Immigrant rights supporters lost a bid in Longmont last night to send a message to local residents and federal lawmakers in support of the DREAM Act. The Longmont City Council voted against a pro-DREAM Act resolution. The federal bill is scheduled for debate in Washington Wednesday or Thursday. The resolution lost on a 4 to 3 vote.
“We’re extremely disappointed,” Sonia Marquez of the Colorado Immigrant Rights Coalition told the Colorado Independent. “We had over 50 people there talking about how the DREAM Act would affect the local community. People poured their hearts out. It was a hard hit.”
The DREAM Act began its life as a Republican proposal a decade ago but has been caught up in the increasingly heated politics surrounding illegal immigration. It grants citizenship to undocumented young people who have been raised in the United States provided they attend university and/or enroll in the military. The Act has been embraced by Defense leaders and is now endorsed by most Democrats.
Counties that have officially embraced the DREAM Act in Colorado include Boulder, Denver, Pueblo and Yuma.

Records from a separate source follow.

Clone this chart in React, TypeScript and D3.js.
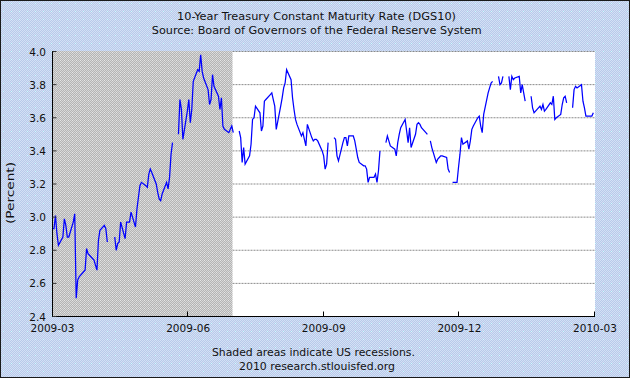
import React from "react";
import * as d3 from "d3";

const titleLines = [
  "10-Year Treasury Constant Maturity Rate (DGS10)",
  "Source: Board of Governors of the Federal Reserve System",
];
const footerLines = ["Shaded areas indicate US recessions.", "2010 research.stlouisfed.org"];
const yAxisLabel = "(Percent)";
const xTickLabels = ["2009-03", "2009-06", "2009-09", "2009-12", "2010-03"];
const yTicks = [2.4, 2.6, 2.8, 3.0, 3.2, 3.4, 3.6, 3.8, 4.0];
const xDomain = ["2009-03-02 00", "2010-03-03 03"];
const recession = ["2009-03-02 00", "2009-07-01 12"];

const dgs10: [string, number | null][] = [
  ["2009-03-02", 2.93], ["2009-03-03", 2.93], ["2009-03-04", 3.01], ["2009-03-05", 2.9], ["2009-03-06", 2.83],
  ["2009-03-09", 2.88], ["2009-03-10", 2.99], ["2009-03-11", 2.95], ["2009-03-12", 2.88], ["2009-03-13", 2.88],
  ["2009-03-16", 2.97], ["2009-03-17", 3.02], ["2009-03-18", 2.51], ["2009-03-19", 2.62], ["2009-03-20", 2.64],
  ["2009-03-23", 2.67], ["2009-03-24", 2.68], ["2009-03-25", 2.81], ["2009-03-26", 2.78], ["2009-03-27", 2.77],
  ["2009-03-30", 2.74], ["2009-03-31", 2.71], ["2009-04-01", 2.68], ["2009-04-02", 2.86], ["2009-04-03", 2.92],
  ["2009-04-06", 2.95], ["2009-04-07", 2.93], ["2009-04-08", 2.85], ["2009-04-09", null], ["2009-04-10", null],
  ["2009-04-13", 2.88], ["2009-04-14", 2.8], ["2009-04-15", 2.84], ["2009-04-16", 2.85], ["2009-04-17", 2.97],
  ["2009-04-20", 2.87], ["2009-04-21", 2.97], ["2009-04-22", 2.97], ["2009-04-23", 2.97], ["2009-04-24", 3.03],
  ["2009-04-27", 2.94], ["2009-04-28", 3.05], ["2009-04-29", 3.12], ["2009-04-30", 3.19], ["2009-05-01", 3.21],
  ["2009-05-04", 3.19], ["2009-05-05", 3.18], ["2009-05-06", 3.26], ["2009-05-07", 3.29], ["2009-05-08", 3.27],
  ["2009-05-11", 3.2], ["2009-05-12", 3.15], ["2009-05-13", 3.11], ["2009-05-14", 3.1], ["2009-05-15", 3.14],
  ["2009-05-18", 3.21], ["2009-05-19", 3.17], ["2009-05-20", 3.24], ["2009-05-21", 3.38], ["2009-05-22", 3.45],
  ["2009-05-25", null], ["2009-05-26", 3.5], ["2009-05-27", 3.71], ["2009-05-28", 3.65], ["2009-05-29", 3.47],
  ["2009-06-01", 3.64], ["2009-06-02", 3.71], ["2009-06-03", 3.57], ["2009-06-04", 3.65], ["2009-06-05", 3.82],
  ["2009-06-08", 3.89], ["2009-06-09", 3.88], ["2009-06-10", 3.98], ["2009-06-11", 3.88], ["2009-06-12", 3.84],
  ["2009-06-15", 3.77], ["2009-06-16", 3.68], ["2009-06-17", 3.71], ["2009-06-18", 3.86], ["2009-06-19", 3.79],
  ["2009-06-22", 3.73], ["2009-06-23", 3.65], ["2009-06-24", 3.72], ["2009-06-25", 3.55], ["2009-06-26", 3.53],
  ["2009-06-29", 3.51], ["2009-06-30", 3.53], ["2009-07-01", 3.55], ["2009-07-02", 3.51], ["2009-07-03", null],
  ["2009-07-06", 3.52], ["2009-07-07", 3.48], ["2009-07-08", 3.33], ["2009-07-09", 3.42], ["2009-07-10", 3.32],
  ["2009-07-13", 3.37], ["2009-07-14", 3.44], ["2009-07-15", 3.59], ["2009-07-16", 3.6], ["2009-07-17", 3.67],
  ["2009-07-20", 3.63], ["2009-07-21", 3.52], ["2009-07-22", 3.55], ["2009-07-23", 3.7], ["2009-07-24", 3.71],
  ["2009-07-27", 3.74], ["2009-07-28", 3.75], ["2009-07-29", 3.71], ["2009-07-30", 3.67], ["2009-07-31", 3.53],
  ["2009-08-03", 3.67], ["2009-08-04", 3.72], ["2009-08-05", 3.78], ["2009-08-06", 3.81], ["2009-08-07", 3.89],
  ["2009-08-10", 3.83], ["2009-08-11", 3.72], ["2009-08-12", 3.65], ["2009-08-13", 3.59], ["2009-08-14", 3.56],
  ["2009-08-17", 3.49], ["2009-08-18", 3.51], ["2009-08-19", 3.47], ["2009-08-20", 3.43], ["2009-08-21", 3.56],
  ["2009-08-24", 3.48], ["2009-08-25", 3.46], ["2009-08-26", 3.47], ["2009-08-27", 3.47], ["2009-08-28", 3.46],
  ["2009-08-31", 3.4], ["2009-09-01", 3.37], ["2009-09-02", 3.29], ["2009-09-03", 3.32], ["2009-09-04", 3.45],
  ["2009-09-07", null], ["2009-09-08", 3.48], ["2009-09-09", 3.47], ["2009-09-10", 3.37], ["2009-09-11", 3.34],
  ["2009-09-14", 3.45], ["2009-09-15", 3.48], ["2009-09-16", 3.48], ["2009-09-17", 3.43], ["2009-09-18", 3.49],
  ["2009-09-21", 3.49], ["2009-09-22", 3.46], ["2009-09-23", 3.41], ["2009-09-24", 3.36], ["2009-09-25", 3.33],
  ["2009-09-28", 3.31], ["2009-09-29", 3.31], ["2009-09-30", 3.29], ["2009-10-01", 3.21], ["2009-10-02", 3.24],
  ["2009-10-05", 3.24], ["2009-10-06", 3.26], ["2009-10-07", 3.21], ["2009-10-08", 3.28], ["2009-10-09", 3.4],
  ["2009-10-12", null], ["2009-10-13", 3.45], ["2009-10-14", 3.49], ["2009-10-15", 3.46], ["2009-10-16", 3.43],
  ["2009-10-19", 3.41], ["2009-10-20", 3.37], ["2009-10-21", 3.45], ["2009-10-22", 3.5], ["2009-10-23", 3.54],
  ["2009-10-26", 3.59], ["2009-10-27", 3.52], ["2009-10-28", 3.45], ["2009-10-29", 3.54], ["2009-10-30", 3.42],
  ["2009-11-02", 3.5], ["2009-11-03", 3.56], ["2009-11-04", 3.57], ["2009-11-05", 3.56], ["2009-11-06", 3.54],
  ["2009-11-09", 3.51], ["2009-11-10", 3.5], ["2009-11-11", null], ["2009-11-12", 3.46], ["2009-11-13", 3.42],
  ["2009-11-16", 3.33], ["2009-11-17", 3.35], ["2009-11-18", 3.36], ["2009-11-19", 3.37], ["2009-11-20", 3.37],
  ["2009-11-23", 3.36], ["2009-11-24", 3.29], ["2009-11-25", 3.27], ["2009-11-26", null], ["2009-11-27", 3.21],
  ["2009-11-30", 3.21], ["2009-12-01", 3.3], ["2009-12-02", 3.38], ["2009-12-03", 3.48], ["2009-12-04", 3.44],
  ["2009-12-07", 3.46], ["2009-12-08", 3.41], ["2009-12-09", 3.46], ["2009-12-10", 3.53], ["2009-12-11", 3.55],
  ["2009-12-14", 3.6], ["2009-12-15", 3.61], ["2009-12-16", 3.55], ["2009-12-17", 3.51], ["2009-12-18", 3.62],
  ["2009-12-21", 3.75], ["2009-12-22", 3.78], ["2009-12-23", 3.81], ["2009-12-24", 3.82], ["2009-12-25", null],
  ["2009-12-28", 3.85], ["2009-12-29", 3.8], ["2009-12-30", 3.81], ["2009-12-31", 3.85], ["2010-01-01", null],
  ["2010-01-04", 3.85], ["2010-01-05", 3.77], ["2010-01-06", 3.85], ["2010-01-07", 3.83], ["2010-01-08", 3.84],
  ["2010-01-11", 3.85], ["2010-01-12", 3.75], ["2010-01-13", 3.8], ["2010-01-14", 3.75], ["2010-01-15", 3.7],
  ["2010-01-18", null], ["2010-01-19", 3.73], ["2010-01-20", 3.66], ["2010-01-21", 3.63], ["2010-01-22", 3.64],
  ["2010-01-25", 3.67], ["2010-01-26", 3.65], ["2010-01-27", 3.68], ["2010-01-28", 3.64], ["2010-01-29", 3.65],
  ["2010-02-01", 3.69], ["2010-02-02", 3.68], ["2010-02-03", 3.73], ["2010-02-04", 3.59], ["2010-02-05", 3.6],
  ["2010-02-08", 3.62], ["2010-02-09", 3.68], ["2010-02-10", 3.72], ["2010-02-11", 3.73], ["2010-02-12", 3.69],
  ["2010-02-15", null], ["2010-02-16", 3.66], ["2010-02-17", 3.77], ["2010-02-18", 3.79], ["2010-02-19", 3.78],
  ["2010-02-22", 3.8], ["2010-02-23", 3.7], ["2010-02-24", 3.66], ["2010-02-25", 3.61], ["2010-02-26", 3.61],
  ["2010-03-01", 3.61], ["2010-03-02", 3.63],
];

type Pt = { date: Date; v: number | null };

export default function App() {
  const W = 630, H = 378;
  const L = 52.5, R = 595, T = 51.5, B = 316.5;
  const ph = d3.timeParse("%Y-%m-%d %H");
  const pd = d3.timeParse("%Y-%m-%d");
  const x = d3.scaleTime().domain([ph(xDomain[0])!, ph(xDomain[1])!]).range([L, R]);
  const y = d3.scaleLinear().domain([2.4, 4.0]).range([B, T]);
  const xt = d3.scaleLinear().domain([0, xTickLabels.length - 1]).range([L, R]);
  const data: Pt[] = dgs10.map(([d, v]) => ({ date: pd(d)!, v }));
  const line = d3
    .line<Pt>()
    .defined((d) => d.v != null)
    .x((d) => x(d.date))
    .y((d) => y(d.v as number));
  const rx0 = x(ph(recession[0])!);
  const rx1 = x(ph(recession[1])!);
  const font = "'DejaVu Sans', Verdana, sans-serif";

  const bgCells: JSX.Element[] = [];
  for (let i = 0; i < 8; i++)
    for (let j = 0; j < 8; j++)
      if ((i + j) % 2 === 0) bgCells.push(<rect key={i + "-" + j} x={i} y={j} width={1} height={1} fill="#D4E0F5" />);
  const grCells: JSX.Element[] = [];
  for (let i = 0; i < 4; i++)
    for (let j = 0; j < 4; j++)
      if ((i + j) % 2 === 0) grCells.push(<rect key={i + "-" + j} x={i} y={j} width={1} height={1} fill="#D8D8D8" />);

  return (
    <svg
      width={W}
      height={H}
      style={{ position: "absolute", left: 0, top: 0, display: "block" }}
      fontFamily={font}
    >
      <defs>
        <pattern id="bgPat" width={8} height={8} patternUnits="userSpaceOnUse">
          <g shapeRendering="crispEdges">
            <rect width={8} height={8} fill="#B8CAEA" />
            {bgCells}
            <rect x={3} y={3} width={1} height={1} fill="#CCFFFF" />
          </g>
        </pattern>
        <pattern id="recPat" width={4} height={4} patternUnits="userSpaceOnUse">
          <g shapeRendering="crispEdges">
            <rect width={4} height={4} fill="#B4B4B4" />
            {grCells}
            <rect x={0} y={0} width={1} height={1} fill="#E6E6E6" />
          </g>
        </pattern>
      </defs>
      <rect x={0} y={0} width={W} height={H} fill="url(#bgPat)" />
      <rect x={0.5} y={0.5} width={W - 1} height={H - 1} fill="none" stroke="#1a1a1a" strokeWidth={1} />

      {/* plot area */}
      <rect x={L} y={T} width={R - L} height={B - T} fill="#FFFFFF" />
      {yTicks.slice(1).map((t) => (
        <line key={"g" + t} x1={L} x2={R} y1={y(t)} y2={y(t)} stroke="#8A8A8A" strokeWidth={1} strokeDasharray="2 1" />
      ))}
      <rect x={rx0} y={T - 0.5} width={rx1 - rx0} height={B - T + 0.5} fill="url(#recPat)" />

      {/* series */}
      <path d={line(data) || ""} fill="none" stroke="#0000FF" strokeWidth={1.25} />

      {/* axes */}
      <line x1={L} x2={L} y1={T - 0.5} y2={B + 0.5} stroke="#000" strokeWidth={1} />
      <line x1={L} x2={R} y1={B} y2={B} stroke="#000" strokeWidth={1} />
      {yTicks.map((t) => (
        <g key={"y" + t}>
          <line x1={L} x2={L + 4} y1={y(t)} y2={y(t)} stroke="#333" strokeWidth={1} />
          <text x={46} y={y(t) + 4} textAnchor="end" fontSize={10.5} fill="#111">
            {t.toFixed(1)}
          </text>
        </g>
      ))}
      {xTickLabels.map((lab, i) => (
        <g key={"x" + lab}>
          {i > 0 && (
            <line x1={Math.round(xt(i)) - 0.5} x2={Math.round(xt(i)) - 0.5} y1={B} y2={B - 5} stroke="#000" strokeWidth={1} />
          )}
          <text x={xt(i)} y={332} textAnchor="middle" fontSize={10.5} fill="#111">
            {lab}
          </text>
        </g>
      ))}
      <text
        transform={`translate(14,193) rotate(-90)`}
        textAnchor="middle"
        fontSize={10.5}
        fill="#111"
        textLength={62}
        lengthAdjust="spacingAndGlyphs"
      >
        {yAxisLabel}
      </text>

      {/* titles */}
      <text x={316.5} y={20} textAnchor="middle" fontSize={11} fill="#111" textLength={279} lengthAdjust="spacingAndGlyphs">
        {titleLines[0]}
      </text>
      <text x={316.8} y={34} textAnchor="middle" fontSize={11} fill="#111" textLength={330} lengthAdjust="spacingAndGlyphs">
        {titleLines[1]}
      </text>
      <text x={313.4} y={356} textAnchor="middle" fontSize={11} fill="#111" textLength={203} lengthAdjust="spacingAndGlyphs">
        {footerLines[0]}
      </text>
      <text x={317} y={370} textAnchor="middle" fontSize={11} fill="#111" textLength={156} lengthAdjust="spacingAndGlyphs">
        {footerLines[1]}
      </text>
    </svg>
  );
}
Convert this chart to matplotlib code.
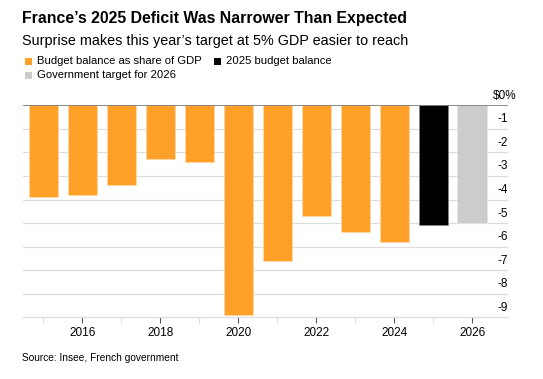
import numpy as np
import matplotlib.pyplot as plt
from matplotlib.patches import Rectangle
from matplotlib.transforms import blended_transform_factory, offset_copy

plt.rcParams['font.family'] = ['Liberation Sans', 'DejaVu Sans']

# Data (budget balance, % of GDP)
years = [2015, 2016, 2017, 2018, 2019, 2020, 2021, 2022, 2023, 2024]
balance = [-3.9, -3.8, -3.4, -2.3, -2.4, -8.9, -6.6, -4.7, -5.4, -5.8]
year_2025 = 2025
balance_2025 = -5.1
year_2026 = 2026
target_2026 = -5.0

yticks = [0, -1, -2, -3, -4, -5, -6, -7, -8, -9]
ylabels = ['$0%', '-1', '-2', '-3', '-4', '-5', '-6', '-7', '-8', '-9']
xticks = [2016, 2018, 2020, 2022, 2024, 2026]

orange = '#FFA028'
grey = '#CCCCCC'

fig = plt.figure(figsize=(5.43, 3.79), dpi=100)
ax = fig.add_axes([0.0424, 0.1628, 0.8931, 0.5594])

w = 0.75
ax.bar(years, balance, width=w, color=orange, edgecolor='#FFD9A8', linewidth=0.5, zorder=3)
ax.bar([year_2025], [balance_2025], width=w, color='black', edgecolor='#888888', linewidth=0.5, zorder=3)
ax.bar([year_2026], [target_2026], width=w, color=grey, edgecolor='#E6E6E6', linewidth=0.5, zorder=3)

ax.set_xlim(2014.48, 2026.92)
ax.set_ylim(-9, 0)

# gridlines
for t in yticks[1:-1]:
    ax.axhline(t, color='#DDDDDD', lw=0.9, zorder=1)
ax.axhline(0, color='#777777', lw=1.2, zorder=4)

for s in ['top', 'left', 'right']:
    ax.spines[s].set_visible(False)
ax.spines['bottom'].set_color('#DDDDDD')
ax.spines['bottom'].set_linewidth(0.9)

ax.set_yticks([])
ax.set_xticks(xticks)
ax.set_xticklabels([str(x) for x in xticks], fontsize=8.5)
ax.set_xticks([x + 1 for x in xticks[:-1]] + [2015], minor=True)
ax.tick_params(axis='x', which='major', length=4, width=0.8, color='#555555', pad=3)
ax.tick_params(axis='x', which='minor', length=4, width=0.8, color='#DDDDDD')

# y labels sit above gridlines at the right end
trans = blended_transform_factory(ax.transAxes, ax.transData)
trans = offset_copy(trans, fig=fig, x=0, y=2.5, units='points')
for t, lab in zip(yticks, ylabels):
    xo = 1.0 if t != 0 else 1.018
    ax.text(xo, t, lab, transform=trans, ha='right', va='bottom', fontsize=8.5, clip_on=False)

# titles
fig.text(0.041, 0.950, 'France\u2019s 2025 Deficit Was Narrower Than Expected',
         fontsize=11.4, fontweight='bold', va='center', ha='left')
fig.text(0.041, 0.893, 'Surprise makes this year\u2019s target at 5% GDP easier to reach',
         fontsize=10.4, va='center', ha='left')

# legend
items = [(0.046, 0.838, orange, 'Budget balance as share of GDP'),
         (0.394, 0.838, 'black', '2025 budget balance'),
         (0.046, 0.801, grey, 'Government target for 2026')]
for x0, y0, c, lab in items:
    fig.patches.append(Rectangle((x0, y0 - 0.0095), 0.0125, 0.018, transform=fig.transFigure,
                                 facecolor=c, edgecolor='none'))
    fig.text(x0 + 0.023, y0, lab, fontsize=8.1, va='center', ha='left')

fig.text(0.041, 0.055, 'Source: Insee, French government', fontsize=7.3, va='center', ha='left')

fig.savefig('out.png', dpi=100)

“The vote was crucial for our communities,” Marquez said in a press release “because it [would] show whether Longmont is trying to do all it can to help the young people living here. These DREAMer youth are the highest achievers, who have only known the United States as a homeland. To deny them an opportunity to pursue their educations or to serve in the military is unjust and un-American, and the Longmont City Council has a chance tonight to add to the national consensus in support of the DREAM Act.”
Marquez said her group had three votes locked up but couldn’t sway member Alex Sammoury, who was on the fence but in the end decided the DREAM Act had gone through so many iterations over the years, it was unclear what the council would be supporting before federal lawmakers took action this week.
“I do wholeheartedly support that these kids need to have a way to become citizens,” Sammoury said, according to the Longmont Times Call. “It’s critical. In all aspects of their lives, they are Americans.”
Councilwoman Katie Witt was the most outspoken opponent of the resolution according to Marquez. Witt said taking a position on a federal issue would be inviting resolutions on all kinds of controversial federal issues, such as the Bush-era tax cuts and the embattled Arizona immigration laws.
Marquez said Witt seemed really “negative even hateful” given the setting and the emotion of the people, who came to speak at the meeting, including teachers and students.